WHAT YOU ARE ASKED TO DO: Output every line exactly as written. Leave out pictures.

----

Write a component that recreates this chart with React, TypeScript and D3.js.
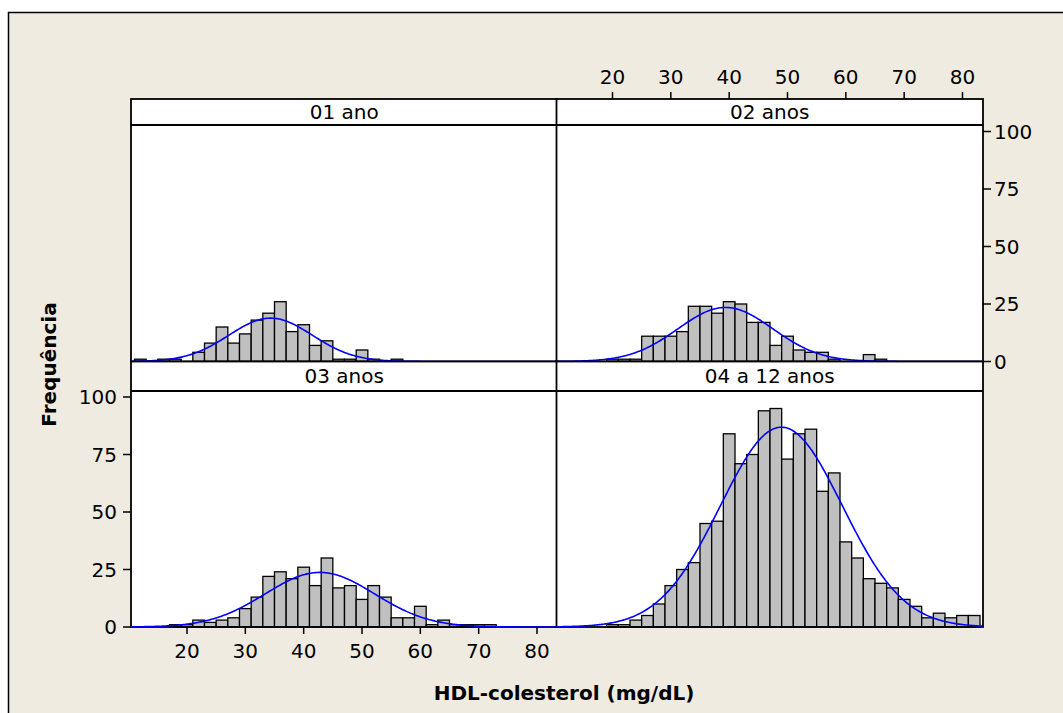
import React from "react";
import * as d3 from "d3";

// histogram bins (mid points, width 2 mg/dL)
const binMids = [
  12, 14, 16, 18, 20, 22, 24, 26, 28, 30, 32, 34, 36, 38, 40, 42, 44, 46,
  48, 50, 52, 54, 56, 58, 60, 62, 64, 66, 68, 70, 72, 74, 76, 78, 80, 82,
];

const counts01 = [
  1, 0, 1, 1, 0, 4, 8, 15, 8, 12, 18, 21, 26, 13, 16, 7, 9, 1,
  1, 5, 1, 0, 1, 0, 0, 0, 0, 0, 0, 0, 0, 0, 0, 0, 0, 0,
];
const counts02 = [
  0, 0, 0, 0, 1, 1, 1, 11, 11, 11, 13, 24, 24, 21, 26, 25, 17, 17,
  7, 11, 5, 4, 4, 1, 0, 0, 3, 1, 0, 0, 0, 0, 0, 0, 0, 0,
];
const counts03 = [
  0, 0, 0, 1, 1, 3, 2, 3, 4, 8, 13, 22, 24, 21, 26, 18, 30, 17,
  18, 12, 18, 13, 4, 4, 9, 1, 3, 1, 1, 1, 1, 0, 0, 0, 0, 0,
];
const counts04 = [
  0, 0, 0, 0, 1, 1, 3, 5, 10, 18, 25, 28, 45, 46, 84, 71, 75, 94,
  95, 73, 84, 86, 59, 67, 37, 30, 21, 19, 17, 12, 9, 4, 6, 4, 5, 5,
];

const panelTitles = ["01 ano", "02 anos", "03 anos", "04 a 12 anos"];
const panelCounts = [counts01, counts02, counts03, counts04];
const xTicks = [20, 30, 40, 50, 60, 70, 80];
const yTicks = [0, 25, 50, 75, 100];
const binWidth = 2;

const W = 1063;
const H = 713;
const FONT = "DejaVu Sans, Verdana, sans-serif";
const colX = [131, 556.5];
const colW = 426.5;
const rows = [
  { top: 99, head: 125, base: 361.5 },
  { top: 361.5, head: 391, base: 627 },
];

const xFor = (c: number) =>
  d3.scaleLinear().domain([20, 80]).range([colX[c] + 56, colX[c] + 406]);
const yFor = (r: number) =>
  d3.scaleLinear().domain([0, 100]).range([rows[r].base, rows[r].base - 230]);

// normal fit from the binned data
function fit(counts: number[]) {
  const n = d3.sum(counts);
  const mean = d3.sum(counts, (c, i) => c * binMids[i]) / n;
  const ss = d3.sum(counts, (c, i) => c * (binMids[i] - mean) ** 2);
  const sd = Math.sqrt(ss / (n - 1));
  return { n, mean, sd };
}

const Panel = ({ idx }: { idx: number }) => {
  const c = idx % 2;
  const r = Math.floor(idx / 2);
  const x = xFor(c);
  const y = yFor(r);
  const counts = panelCounts[idx];
  const { n, mean, sd } = fit(counts);
  const x0 = colX[c];
  const row = rows[r];

  const vs = d3.range(x.invert(x0), x.invert(x0 + colW), 0.2);
  const curve = d3
    .line<number>()
    .x((v) => x(v))
    .y((v) => {
      const z = (v - mean) / sd;
      const dens = Math.exp(-0.5 * z * z) / (sd * Math.sqrt(2 * Math.PI));
      return y(n * binWidth * dens);
    });

  return (
    <g>
      <rect x={x0} y={row.top} width={colW} height={row.base - row.top} fill="#fff" />
      {counts.map((cnt, i) =>
        cnt > 0 ? (
          <rect
            key={i}
            x={x(binMids[i] - binWidth / 2)}
            y={y(cnt)}
            width={x(binMids[i] + binWidth / 2) - x(binMids[i] - binWidth / 2)}
            height={row.base - y(cnt)}
            fill="#c0c0c0"
            stroke="#000"
            strokeWidth={1.3}
          />
        ) : null
      )}
      <rect
        x={x0}
        y={row.top}
        width={colW}
        height={row.base - row.top}
        fill="none"
        stroke="#000"
        strokeWidth={1.8}
      />
      <line x1={x0} x2={x0 + colW} y1={row.head} y2={row.head} stroke="#000" strokeWidth={1.8} />
      <text
        x={x0 + colW / 2}
        y={(row.top + row.head) / 2}
        dy="0.36em"
        textAnchor="middle"
        fontSize={20}
        fontFamily={FONT}
      >
        {panelTitles[idx]}
      </text>
      <path d={curve(vs) || ""} fill="none" stroke="#0000ff" strokeWidth={1.6} />
    </g>
  );
};

const App = () => {
  const xTop = xFor(1);
  const xBottom = xFor(0);
  const yTop = yFor(0);
  const yBottom = yFor(1);

  return (
    <svg
      width={W}
      height={H}
      style={{ position: "absolute", left: 0, top: 0, background: "#fff" }}
      fontFamily={FONT}
    >
      <rect x={8.5} y={12.5} width={W + 10} height={H + 10} fill="#efebe1" stroke="#000" strokeWidth={1.5} />

      {[0, 1, 2, 3].map((i) => (
        <Panel key={i} idx={i} />
      ))}

      {/* top x axis over the top-right panel */}
      {xTicks.map((t) => (
        <g key={"xt" + t}>
          <line x1={xTop(t)} x2={xTop(t)} y1={rows[0].top} y2={rows[0].top - 7} stroke="#000" strokeWidth={1.5} />
          <text x={xTop(t)} y={84} textAnchor="middle" fontSize={20}>
            {t}
          </text>
        </g>
      ))}

      {/* bottom x axis under the bottom-left panel */}
      {xTicks.map((t) => (
        <g key={"xb" + t}>
          <line x1={xBottom(t)} x2={xBottom(t)} y1={rows[1].base} y2={rows[1].base + 7} stroke="#000" strokeWidth={1.5} />
          <text x={xBottom(t)} y={658} textAnchor="middle" fontSize={20}>
            {t}
          </text>
        </g>
      ))}

      {/* right y axis for the top row */}
      {yTicks.map((t) => (
        <g key={"yr" + t}>
          <line x1={colX[1] + colW} x2={colX[1] + colW + 8} y1={yTop(t)} y2={yTop(t)} stroke="#000" strokeWidth={1.5} />
          <text x={colX[1] + colW + 11} y={yTop(t)} dy="0.36em" textAnchor="start" fontSize={20}>
            {t}
          </text>
        </g>
      ))}

      {/* left y axis for the bottom row */}
      {yTicks.map((t) => (
        <g key={"yl" + t}>
          <line x1={colX[0]} x2={colX[0] - 8} y1={yBottom(t)} y2={yBottom(t)} stroke="#000" strokeWidth={1.5} />
          <text x={colX[0] - 14} y={yBottom(t)} dy="0.36em" textAnchor="end" fontSize={20}>
            {t}
          </text>
        </g>
      ))}

      <text x={564} y={700} textAnchor="middle" fontSize={20} fontWeight="bold">
        HDL-colesterol (mg/dL)
      </text>
      <text
        transform="translate(56,364.5) rotate(-90)"
        textAnchor="middle"
        fontSize={20}
        fontWeight="bold"
      >
        Frequência
      </text>
    </svg>
  );
};

export default App;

----

SOLUTION FOR THIS PROBLEM:
Write a component that recreates this chart with React, TypeScript and D3.js.
import React from "react";
import * as d3 from "d3";

// histogram bins (mid points, width 2 mg/dL)
const binMids = [
  12, 14, 16, 18, 20, 22, 24, 26, 28, 30, 32, 34, 36, 38, 40, 42, 44, 46,
  48, 50, 52, 54, 56, 58, 60, 62, 64, 66, 68, 70, 72, 74, 76, 78, 80, 82,
];

const counts01 = [
  1, 0, 1, 1, 0, 4, 8, 15, 8, 12, 18, 21, 26, 13, 16, 7, 9, 1,
  1, 5, 1, 0, 1, 0, 0, 0, 0, 0, 0, 0, 0, 0, 0, 0, 0, 0,
];
const counts02 = [
  0, 0, 0, 0, 1, 1, 1, 11, 11, 11, 13, 24, 24, 21, 26, 25, 17, 17,
  7, 11, 5, 4, 4, 1, 0, 0, 3, 1, 0, 0, 0, 0, 0, 0, 0, 0,
];
const counts03 = [
  0, 0, 0, 1, 1, 3, 2, 3, 4, 8, 13, 22, 24, 21, 26, 18, 30, 17,
  18, 12, 18, 13, 4, 4, 9, 1, 3, 1, 1, 1, 1, 0, 0, 0, 0, 0,
];
const counts04 = [
  0, 0, 0, 0, 1, 1, 3, 5, 10, 18, 25, 28, 45, 46, 84, 71, 75, 94,
  95, 73, 84, 86, 59, 67, 37, 30, 21, 19, 17, 12, 9, 4, 6, 4, 5, 5,
];

const panelTitles = ["01 ano", "02 anos", "03 anos", "04 a 12 anos"];
const panelCounts = [counts01, counts02, counts03, counts04];
const xTicks = [20, 30, 40, 50, 60, 70, 80];
const yTicks = [0, 25, 50, 75, 100];
const binWidth = 2;

const W = 1063;
const H = 713;
const FONT = "DejaVu Sans, Verdana, sans-serif";
const colX = [131, 556.5];
const colW = 426.5;
const rows = [
  { top: 99, head: 125, base: 361.5 },
  { top: 361.5, head: 391, base: 627 },
];

const xFor = (c: number) =>
  d3.scaleLinear().domain([20, 80]).range([colX[c] + 56, colX[c] + 406]);
const yFor = (r: number) =>
  d3.scaleLinear().domain([0, 100]).range([rows[r].base, rows[r].base - 230]);

// normal fit from the binned data
function fit(counts: number[]) {
  const n = d3.sum(counts);
  const mean = d3.sum(counts, (c, i) => c * binMids[i]) / n;
  const ss = d3.sum(counts, (c, i) => c * (binMids[i] - mean) ** 2);
  const sd = Math.sqrt(ss / (n - 1));
  return { n, mean, sd };
}

const Panel = ({ idx }: { idx: number }) => {
  const c = idx % 2;
  const r = Math.floor(idx / 2);
  const x = xFor(c);
  const y = yFor(r);
  const counts = panelCounts[idx];
  const { n, mean, sd } = fit(counts);
  const x0 = colX[c];
  const row = rows[r];

  const vs = d3.range(x.invert(x0), x.invert(x0 + colW), 0.2);
  const curve = d3
    .line<number>()
    .x((v) => x(v))
    .y((v) => {
      const z = (v - mean) / sd;
      const dens = Math.exp(-0.5 * z * z) / (sd * Math.sqrt(2 * Math.PI));
      return y(n * binWidth * dens);
    });

  return (
    <g>
      <rect x={x0} y={row.top} width={colW} height={row.base - row.top} fill="#fff" />
      {counts.map((cnt, i) =>
        cnt > 0 ? (
          <rect
            key={i}
            x={x(binMids[i] - binWidth / 2)}
            y={y(cnt)}
            width={x(binMids[i] + binWidth / 2) - x(binMids[i] - binWidth / 2)}
            height={row.base - y(cnt)}
            fill="#c0c0c0"
            stroke="#000"
            strokeWidth={1.3}
          />
        ) : null
      )}
      <rect
        x={x0}
        y={row.top}
        width={colW}
        height={row.base - row.top}
        fill="none"
        stroke="#000"
        strokeWidth={1.8}
      />
      <line x1={x0} x2={x0 + colW} y1={row.head} y2={row.head} stroke="#000" strokeWidth={1.8} />
      <text
        x={x0 + colW / 2}
        y={(row.top + row.head) / 2}
        dy="0.36em"
        textAnchor="middle"
        fontSize={20}
        fontFamily={FONT}
      >
        {panelTitles[idx]}
      </text>
      <path d={curve(vs) || ""} fill="none" stroke="#0000ff" strokeWidth={1.6} />
    </g>
  );
};

const App = () => {
  const xTop = xFor(1);
  const xBottom = xFor(0);
  const yTop = yFor(0);
  const yBottom = yFor(1);

  return (
    <svg
      width={W}
      height={H}
      style={{ position: "absolute", left: 0, top: 0, background: "#fff" }}
      fontFamily={FONT}
    >
      <rect x={8.5} y={12.5} width={W + 10} height={H + 10} fill="#efebe1" stroke="#000" strokeWidth={1.5} />

      {[0, 1, 2, 3].map((i) => (
        <Panel key={i} idx={i} />
      ))}

      {/* top x axis over the top-right panel */}
      {xTicks.map((t) => (
        <g key={"xt" + t}>
          <line x1={xTop(t)} x2={xTop(t)} y1={rows[0].top} y2={rows[0].top - 7} stroke="#000" strokeWidth={1.5} />
          <text x={xTop(t)} y={84} textAnchor="middle" fontSize={20}>
            {t}
          </text>
        </g>
      ))}

      {/* bottom x axis under the bottom-left panel */}
      {xTicks.map((t) => (
        <g key={"xb" + t}>
          <line x1={xBottom(t)} x2={xBottom(t)} y1={rows[1].base} y2={rows[1].base + 7} stroke="#000" strokeWidth={1.5} />
          <text x={xBottom(t)} y={658} textAnchor="middle" fontSize={20}>
            {t}
          </text>
        </g>
      ))}

      {/* right y axis for the top row */}
      {yTicks.map((t) => (
        <g key={"yr" + t}>
          <line x1={colX[1] + colW} x2={colX[1] + colW + 8} y1={yTop(t)} y2={yTop(t)} stroke="#000" strokeWidth={1.5} />
          <text x={colX[1] + colW + 11} y={yTop(t)} dy="0.36em" textAnchor="start" fontSize={20}>
            {t}
          </text>
        </g>
      ))}

      {/* left y axis for the bottom row */}
      {yTicks.map((t) => (
        <g key={"yl" + t}>
          <line x1={colX[0]} x2={colX[0] - 8} y1={yBottom(t)} y2={yBottom(t)} stroke="#000" strokeWidth={1.5} />
          <text x={colX[0] - 14} y={yBottom(t)} dy="0.36em" textAnchor="end" fontSize={20}>
            {t}
          </text>
        </g>
      ))}

      <text x={564} y={700} textAnchor="middle" fontSize={20} fontWeight="bold">
        HDL-colesterol (mg/dL)
      </text>
      <text
        transform="translate(56,364.5) rotate(-90)"
        textAnchor="middle"
        fontSize={20}
        fontWeight="bold"
      >
        Frequência
      </text>
    </svg>
  );
};

export default App;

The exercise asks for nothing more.